Among the entries below, copy only the span from the line containing "Clone this diagram in TikZ." through the line containing "-- (b1c.south east);". Do so exactly, and skip the pictures.

>> START Data provided

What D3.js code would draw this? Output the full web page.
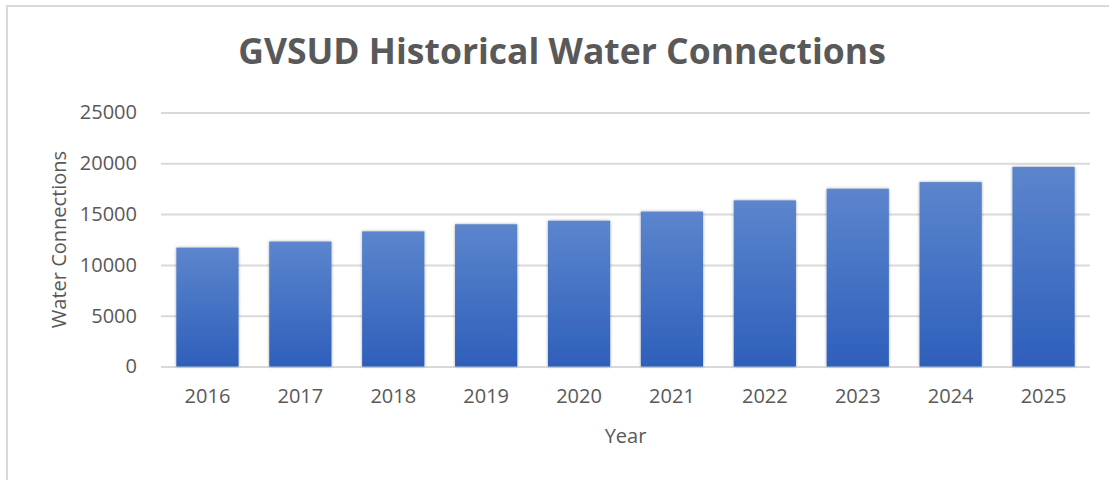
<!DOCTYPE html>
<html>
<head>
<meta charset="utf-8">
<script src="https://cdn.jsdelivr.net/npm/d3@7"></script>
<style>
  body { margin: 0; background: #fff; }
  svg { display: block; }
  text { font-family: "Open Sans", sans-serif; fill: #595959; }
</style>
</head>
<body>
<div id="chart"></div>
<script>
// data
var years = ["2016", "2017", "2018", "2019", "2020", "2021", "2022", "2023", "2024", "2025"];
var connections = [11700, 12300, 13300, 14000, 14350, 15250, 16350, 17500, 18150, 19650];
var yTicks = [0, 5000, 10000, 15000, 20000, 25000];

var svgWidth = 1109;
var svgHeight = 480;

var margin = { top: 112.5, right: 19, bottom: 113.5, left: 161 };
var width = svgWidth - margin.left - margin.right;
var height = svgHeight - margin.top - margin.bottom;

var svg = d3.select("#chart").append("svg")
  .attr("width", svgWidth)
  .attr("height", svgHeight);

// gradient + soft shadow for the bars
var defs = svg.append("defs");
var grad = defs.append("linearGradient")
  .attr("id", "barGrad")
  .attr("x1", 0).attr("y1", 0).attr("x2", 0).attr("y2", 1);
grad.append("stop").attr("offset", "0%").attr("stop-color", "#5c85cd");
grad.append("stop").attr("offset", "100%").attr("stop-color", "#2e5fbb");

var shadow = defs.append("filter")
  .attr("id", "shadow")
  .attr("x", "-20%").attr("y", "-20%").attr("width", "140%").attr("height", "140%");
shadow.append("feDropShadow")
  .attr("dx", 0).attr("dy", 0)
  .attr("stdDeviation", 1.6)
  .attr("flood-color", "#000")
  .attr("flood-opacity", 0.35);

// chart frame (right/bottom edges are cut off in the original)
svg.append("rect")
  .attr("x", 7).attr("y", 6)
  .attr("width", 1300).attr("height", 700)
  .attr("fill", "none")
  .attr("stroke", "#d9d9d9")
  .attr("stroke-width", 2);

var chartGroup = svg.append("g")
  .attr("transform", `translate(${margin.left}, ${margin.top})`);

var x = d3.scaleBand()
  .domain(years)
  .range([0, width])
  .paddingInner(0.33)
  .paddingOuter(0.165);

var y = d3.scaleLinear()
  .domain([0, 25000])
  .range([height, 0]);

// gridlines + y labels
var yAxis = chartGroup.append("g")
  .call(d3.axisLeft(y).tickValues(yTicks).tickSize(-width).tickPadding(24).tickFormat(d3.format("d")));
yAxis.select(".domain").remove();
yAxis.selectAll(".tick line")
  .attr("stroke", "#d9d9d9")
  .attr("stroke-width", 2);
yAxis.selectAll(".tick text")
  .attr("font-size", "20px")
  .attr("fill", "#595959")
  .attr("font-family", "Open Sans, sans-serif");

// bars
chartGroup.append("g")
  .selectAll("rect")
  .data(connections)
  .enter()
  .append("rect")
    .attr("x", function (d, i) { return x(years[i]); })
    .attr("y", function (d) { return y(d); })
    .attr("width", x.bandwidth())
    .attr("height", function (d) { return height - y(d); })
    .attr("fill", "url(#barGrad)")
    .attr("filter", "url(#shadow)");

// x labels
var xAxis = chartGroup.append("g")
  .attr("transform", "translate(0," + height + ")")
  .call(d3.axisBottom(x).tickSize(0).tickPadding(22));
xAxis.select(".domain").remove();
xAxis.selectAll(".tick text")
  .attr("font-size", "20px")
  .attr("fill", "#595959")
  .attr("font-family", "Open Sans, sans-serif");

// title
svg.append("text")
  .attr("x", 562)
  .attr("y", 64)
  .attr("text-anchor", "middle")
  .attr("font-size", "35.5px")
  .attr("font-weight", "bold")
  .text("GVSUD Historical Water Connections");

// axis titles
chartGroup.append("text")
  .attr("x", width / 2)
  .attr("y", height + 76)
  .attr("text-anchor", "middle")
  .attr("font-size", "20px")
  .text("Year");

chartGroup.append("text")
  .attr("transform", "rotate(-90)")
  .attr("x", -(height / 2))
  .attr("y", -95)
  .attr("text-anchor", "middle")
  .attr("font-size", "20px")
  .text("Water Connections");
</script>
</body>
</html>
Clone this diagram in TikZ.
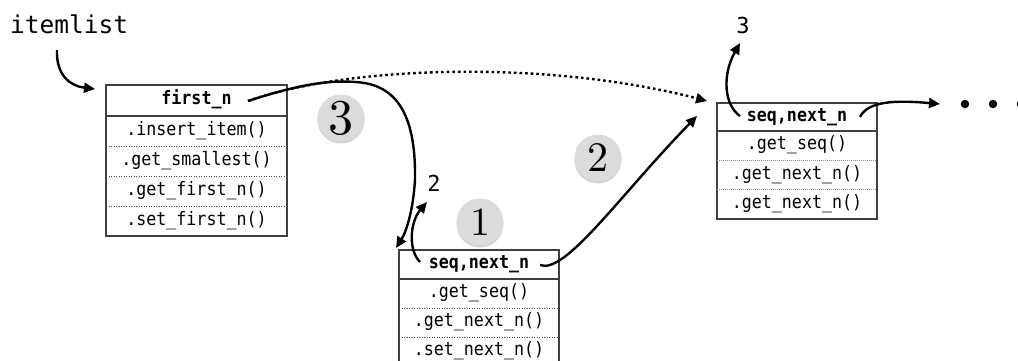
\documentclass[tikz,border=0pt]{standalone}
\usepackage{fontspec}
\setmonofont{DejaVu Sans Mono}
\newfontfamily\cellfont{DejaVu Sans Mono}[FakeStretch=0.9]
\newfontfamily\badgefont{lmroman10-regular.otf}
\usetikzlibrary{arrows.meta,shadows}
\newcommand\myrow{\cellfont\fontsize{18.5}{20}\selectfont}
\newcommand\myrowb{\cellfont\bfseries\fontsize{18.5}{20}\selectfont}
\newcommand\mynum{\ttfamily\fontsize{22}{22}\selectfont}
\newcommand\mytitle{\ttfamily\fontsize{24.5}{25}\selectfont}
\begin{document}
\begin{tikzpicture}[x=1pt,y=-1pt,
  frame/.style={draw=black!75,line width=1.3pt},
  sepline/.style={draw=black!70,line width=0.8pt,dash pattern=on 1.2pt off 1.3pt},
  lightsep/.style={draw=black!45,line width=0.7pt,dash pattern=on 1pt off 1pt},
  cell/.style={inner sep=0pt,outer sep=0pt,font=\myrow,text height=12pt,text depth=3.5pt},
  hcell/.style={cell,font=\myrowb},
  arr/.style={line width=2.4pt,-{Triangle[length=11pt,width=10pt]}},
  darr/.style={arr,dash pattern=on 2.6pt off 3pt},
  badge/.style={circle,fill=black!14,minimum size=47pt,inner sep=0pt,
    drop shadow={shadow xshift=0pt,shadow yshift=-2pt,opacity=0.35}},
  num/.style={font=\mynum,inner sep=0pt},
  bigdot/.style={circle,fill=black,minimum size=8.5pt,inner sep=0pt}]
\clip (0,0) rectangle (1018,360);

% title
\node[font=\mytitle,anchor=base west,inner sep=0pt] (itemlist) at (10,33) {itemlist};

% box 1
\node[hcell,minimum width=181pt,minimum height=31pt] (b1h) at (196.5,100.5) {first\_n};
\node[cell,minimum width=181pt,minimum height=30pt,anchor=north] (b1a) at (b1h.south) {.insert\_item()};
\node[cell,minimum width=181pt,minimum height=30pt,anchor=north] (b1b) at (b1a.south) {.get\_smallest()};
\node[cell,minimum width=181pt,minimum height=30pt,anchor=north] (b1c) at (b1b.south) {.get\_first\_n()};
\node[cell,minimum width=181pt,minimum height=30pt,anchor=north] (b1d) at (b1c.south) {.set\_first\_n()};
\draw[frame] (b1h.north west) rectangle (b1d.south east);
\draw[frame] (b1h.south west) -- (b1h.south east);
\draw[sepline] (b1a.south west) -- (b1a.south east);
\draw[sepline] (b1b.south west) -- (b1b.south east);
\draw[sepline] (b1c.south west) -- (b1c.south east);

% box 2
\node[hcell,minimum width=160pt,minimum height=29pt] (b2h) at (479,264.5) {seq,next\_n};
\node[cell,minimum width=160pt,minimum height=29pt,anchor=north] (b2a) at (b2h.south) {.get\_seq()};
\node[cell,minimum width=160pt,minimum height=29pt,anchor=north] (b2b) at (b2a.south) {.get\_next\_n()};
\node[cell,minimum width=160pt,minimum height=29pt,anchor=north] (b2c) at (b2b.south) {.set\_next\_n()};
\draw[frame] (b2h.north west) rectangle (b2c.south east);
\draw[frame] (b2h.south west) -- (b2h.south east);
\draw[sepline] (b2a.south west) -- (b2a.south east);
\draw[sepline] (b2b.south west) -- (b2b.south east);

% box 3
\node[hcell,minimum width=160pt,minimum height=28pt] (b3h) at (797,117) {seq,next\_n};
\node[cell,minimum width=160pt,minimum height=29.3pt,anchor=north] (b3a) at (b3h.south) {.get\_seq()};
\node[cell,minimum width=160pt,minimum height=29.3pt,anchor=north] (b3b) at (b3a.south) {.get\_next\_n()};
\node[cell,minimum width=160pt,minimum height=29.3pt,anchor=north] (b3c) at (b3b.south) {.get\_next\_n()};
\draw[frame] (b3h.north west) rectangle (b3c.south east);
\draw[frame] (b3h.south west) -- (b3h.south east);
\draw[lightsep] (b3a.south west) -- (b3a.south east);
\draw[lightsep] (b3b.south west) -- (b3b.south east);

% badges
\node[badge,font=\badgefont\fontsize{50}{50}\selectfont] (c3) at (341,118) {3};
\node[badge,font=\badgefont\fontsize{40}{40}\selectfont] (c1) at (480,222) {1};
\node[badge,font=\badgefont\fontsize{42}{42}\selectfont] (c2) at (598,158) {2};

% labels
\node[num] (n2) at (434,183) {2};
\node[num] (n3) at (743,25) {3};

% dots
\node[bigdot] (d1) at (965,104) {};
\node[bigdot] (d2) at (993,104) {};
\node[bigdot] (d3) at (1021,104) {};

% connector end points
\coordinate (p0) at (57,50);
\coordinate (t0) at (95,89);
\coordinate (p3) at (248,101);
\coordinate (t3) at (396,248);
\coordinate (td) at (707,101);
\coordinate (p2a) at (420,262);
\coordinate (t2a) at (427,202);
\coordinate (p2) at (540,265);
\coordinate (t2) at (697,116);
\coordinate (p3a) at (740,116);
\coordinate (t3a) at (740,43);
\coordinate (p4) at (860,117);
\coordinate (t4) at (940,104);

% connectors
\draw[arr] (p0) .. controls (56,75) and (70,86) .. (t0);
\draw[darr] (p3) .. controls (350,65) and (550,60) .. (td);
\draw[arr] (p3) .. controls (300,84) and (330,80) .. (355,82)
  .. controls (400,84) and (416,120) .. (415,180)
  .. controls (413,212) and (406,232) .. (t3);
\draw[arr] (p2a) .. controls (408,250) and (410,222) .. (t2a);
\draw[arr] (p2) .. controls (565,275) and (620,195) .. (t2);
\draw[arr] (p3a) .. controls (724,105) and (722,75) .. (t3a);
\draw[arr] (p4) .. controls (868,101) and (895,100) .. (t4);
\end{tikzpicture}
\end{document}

>> END Data provided

## Reply:
Clone this diagram in TikZ.
\documentclass[tikz,border=0pt]{standalone}
\usepackage{fontspec}
\setmonofont{DejaVu Sans Mono}
\newfontfamily\cellfont{DejaVu Sans Mono}[FakeStretch=0.9]
\newfontfamily\badgefont{lmroman10-regular.otf}
\usetikzlibrary{arrows.meta,shadows}
\newcommand\myrow{\cellfont\fontsize{18.5}{20}\selectfont}
\newcommand\myrowb{\cellfont\bfseries\fontsize{18.5}{20}\selectfont}
\newcommand\mynum{\ttfamily\fontsize{22}{22}\selectfont}
\newcommand\mytitle{\ttfamily\fontsize{24.5}{25}\selectfont}
\begin{document}
\begin{tikzpicture}[x=1pt,y=-1pt,
  frame/.style={draw=black!75,line width=1.3pt},
  sepline/.style={draw=black!70,line width=0.8pt,dash pattern=on 1.2pt off 1.3pt},
  lightsep/.style={draw=black!45,line width=0.7pt,dash pattern=on 1pt off 1pt},
  cell/.style={inner sep=0pt,outer sep=0pt,font=\myrow,text height=12pt,text depth=3.5pt},
  hcell/.style={cell,font=\myrowb},
  arr/.style={line width=2.4pt,-{Triangle[length=11pt,width=10pt]}},
  darr/.style={arr,dash pattern=on 2.6pt off 3pt},
  badge/.style={circle,fill=black!14,minimum size=47pt,inner sep=0pt,
    drop shadow={shadow xshift=0pt,shadow yshift=-2pt,opacity=0.35}},
  num/.style={font=\mynum,inner sep=0pt},
  bigdot/.style={circle,fill=black,minimum size=8.5pt,inner sep=0pt}]
\clip (0,0) rectangle (1018,360);

% title
\node[font=\mytitle,anchor=base west,inner sep=0pt] (itemlist) at (10,33) {itemlist};

% box 1
\node[hcell,minimum width=181pt,minimum height=31pt] (b1h) at (196.5,100.5) {first\_n};
\node[cell,minimum width=181pt,minimum height=30pt,anchor=north] (b1a) at (b1h.south) {.insert\_item()};
\node[cell,minimum width=181pt,minimum height=30pt,anchor=north] (b1b) at (b1a.south) {.get\_smallest()};
\node[cell,minimum width=181pt,minimum height=30pt,anchor=north] (b1c) at (b1b.south) {.get\_first\_n()};
\node[cell,minimum width=181pt,minimum height=30pt,anchor=north] (b1d) at (b1c.south) {.set\_first\_n()};
\draw[frame] (b1h.north west) rectangle (b1d.south east);
\draw[frame] (b1h.south west) -- (b1h.south east);
\draw[sepline] (b1a.south west) -- (b1a.south east);
\draw[sepline] (b1b.south west) -- (b1b.south east);
\draw[sepline] (b1c.south west) -- (b1c.south east);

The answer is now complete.